Maharashtra’s decision to recruit teaching staff will increase corruption cases, allege school managements

On Tuesday, the state cabinet passed a decision that only those who clear an online screening and aptitude test will be hired by schools as teachers.

Written by Dipti Singh | Mumbai | Published:June 1, 2017 4:21 am

The decision of the state government to recruit teaching staff of all aided schools has not gone down well with many school managements. They have alleged that the move introduced to curb cases of corruption would instead, increase with government interference.

On Tuesday, the state cabinet passed a decision that only those who clear an online screening and aptitude test will be hired by schools as teachers.

Till 2015-16, schools directly hired teachers who had cleared DEd and BEd. According to the RTE Act, 2009, all states had to mandatorily conduct Teachers Eligibility Test (TET) for hiring teachers in all types of schools. However, there have been complaints about rampant corruption with school authorities asking for money from interested candidates.

“First give jobs to those who cleared TET following the state government’s directive, then talk of the new rule. This will be unfair for the thousands who have cleared TET and they will now be forced to take the so-called aptitude test.
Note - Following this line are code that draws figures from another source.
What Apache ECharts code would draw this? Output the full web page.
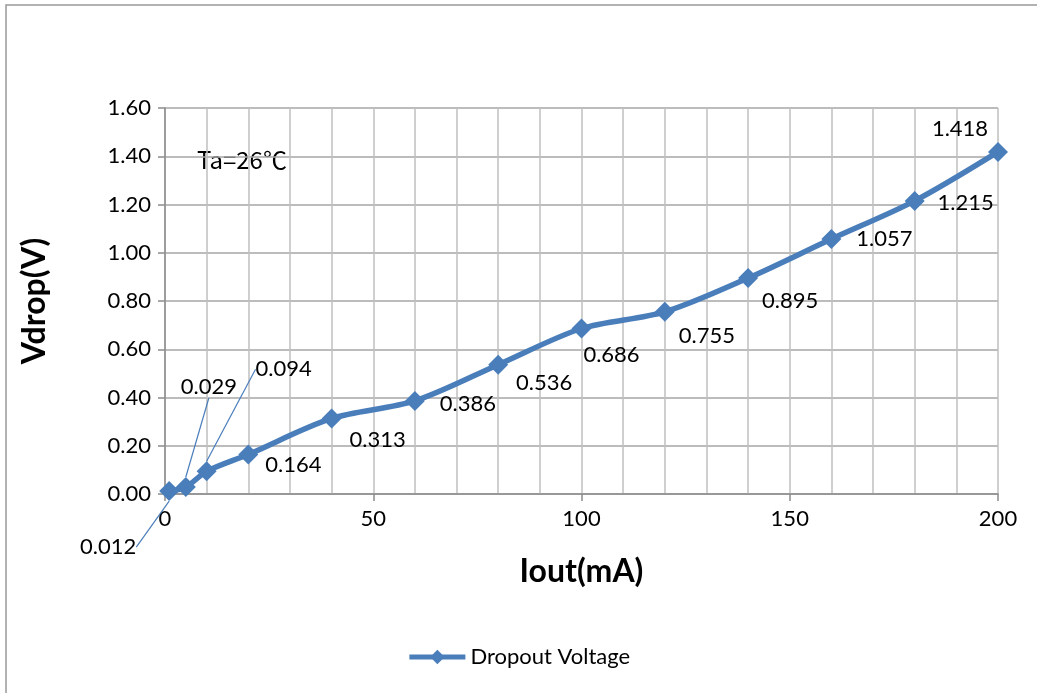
<!DOCTYPE html>
<html>
<head>
<meta charset="utf-8">
<script src="https://cdn.jsdelivr.net/npm/echarts@6/dist/echarts.min.js"></script>
<style>
html,body{margin:0;padding:0;background:#fff;}
#c{width:1037px;height:693px;}
</style>
</head>
<body>
<div id="c"></div>
<script>
const currentMA = [1, 5, 10, 20, 40, 60, 80, 100, 120, 140, 160, 180, 200];
const dropV = [0.012, 0.029, 0.094, 0.164, 0.313, 0.386, 0.536, 0.686, 0.755, 0.895, 1.057, 1.215, 1.418];
const labelShift = [[-61,56],[23,-100],[77,-102],[45,10],[46,21],[53,3],[46,18],[30,26],[42,24],[42,23],[53,0],[51,2],[-38,-23]];
const leaderIdx = [0, 1, 2];

const FONT = 'Lato, "Open Sans", sans-serif';
const blue = '#4A7EBB';
const chart = echarts.init(document.getElementById('c'));

const data = currentMA.map((x, i) => {
  const item = { value: [x, dropV[i]] };
  if (leaderIdx.indexOf(i) >= 0) {
    item.labelLine = { show: true, lineStyle: { color: blue, width: 1.2 } };
  }
  return item;
});

chart.setOption({
  animation: false,
  backgroundColor: '#fff',
  textStyle: { fontFamily: FONT },
  grid: { left: 165, right: 39, top: 108, bottom: 199, containLabel: false },
  graphic: [
    { type: 'rect', shape: { x: 6, y: 5, width: 1100, height: 800 }, style: { fill: 'none', stroke: '#999', lineWidth: 1.5 }, silent: true },
    { type: 'text', left: 197, top: 148, style: { text: 'Ta=26℃', font: '24px "Noto Sans CJK SC", "DejaVu Sans", sans-serif', fill: '#000' } }
  ],
  legend: {
    bottom: 20, left: 'center',
    itemWidth: 56, itemHeight: 18, itemGap: 4,
    lineStyle: { width: 5, color: blue },
    itemStyle: { color: blue },
    textStyle: { fontSize: 22, color: '#000', fontFamily: FONT },
    data: ['Dropout Voltage']
  },
  xAxis: [
    {
      type: 'value', min: 0, max: 200, interval: 10,
      axisLine: { show: false }, axisTick: { show: false }, axisLabel: { show: false },
      splitLine: { show: true, lineStyle: { color: '#BFBFBF', width: 1.5 } }
    },
    {
      type: 'value', min: 0, max: 200, interval: 50, position: 'bottom',
      name: 'Iout(mA)', nameLocation: 'middle', nameGap: 62,
      nameTextStyle: { fontSize: 32, fontWeight: 'bold', color: '#000', fontFamily: FONT },
      axisLine: { show: true, onZero: false, lineStyle: { color: '#8C8C8C', width: 1.5 } },
      axisTick: { show: true, inside: false, length: 7, lineStyle: { color: '#8C8C8C', width: 1.5 } },
      axisLabel: { fontSize: 22, color: '#000', margin: 14, fontFamily: FONT },
      splitLine: { show: false }
    }
  ],
  yAxis: {
    type: 'value', min: 0, max: 1.6, interval: 0.2,
    name: 'Vdrop(V)', nameLocation: 'middle', nameGap: 114, nameRotate: 90,
    nameTextStyle: { fontSize: 32, fontWeight: 'bold', color: '#000', fontFamily: FONT },
    axisLine: { show: true, lineStyle: { color: '#8C8C8C', width: 1.5 } },
    axisTick: { show: true, length: 7, lineStyle: { color: '#8C8C8C', width: 1.5 } },
    axisLabel: { fontSize: 22, color: '#000', margin: 14, fontFamily: FONT, formatter: v => v.toFixed(2) },
    splitLine: { show: true, lineStyle: { color: '#A6A6A6', width: 1.5 } }
  },
  series: [{
    name: 'Dropout Voltage',
    type: 'line',
    xAxisIndex: 0,
    data: data,
    smooth: 0.3,
    symbol: 'diamond',
    symbolSize: 20,
    lineStyle: { color: blue, width: 5.5 },
    itemStyle: { color: blue },
    label: {
      show: true, position: 'inside', color: '#000', fontSize: 22, fontFamily: FONT,
      formatter: p => p.value[1].toFixed(3)
    },
    labelLine: { show: false },
    labelLayout: function (p) {
      const s = labelShift[p.dataIndex];
      return { dx: s[0], dy: s[1] };
    }
  }]
});
</script>
</body>
</html>
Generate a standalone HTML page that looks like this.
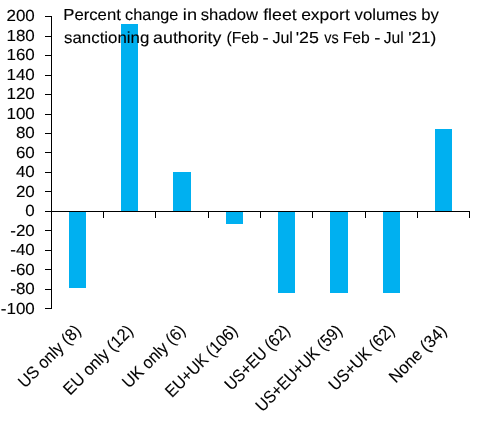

Does the government guarantee jobs to them?” said Prashant Redij, principal of Hilda-Castellina school at Kandivli.

A trustee of a private aided school in South Mumbai said: “The government interference in recruitment would mean that the schools will have to recruit those related and known to bureaucrats and ministers. If we recruit qualified candidates on our own, the education department will not approve the posts and pay their salary.”

Minister of School Education and Sports, Vinod Tawde, however, said: “In the past two decades, nearly 700 BEd and 500 DEd colleges have started. As a result, anyone can get admissions to these colleges. Candidates passing out from these colleges are recruited by the schools. Schools are not bothered whether these candidates are fit to teach or have the skills, they just consider the degrees before appointing them. The new test will ensure that the applicants can actually teach. The idea is to raise the standard of teachers.”

There are over one lakh aided schools across Maharashtra and the government spends over Rs 57,000 crore a year on education, of which 92 per cent is spent towards salaries of teaching and non-teaching staff, the minister said.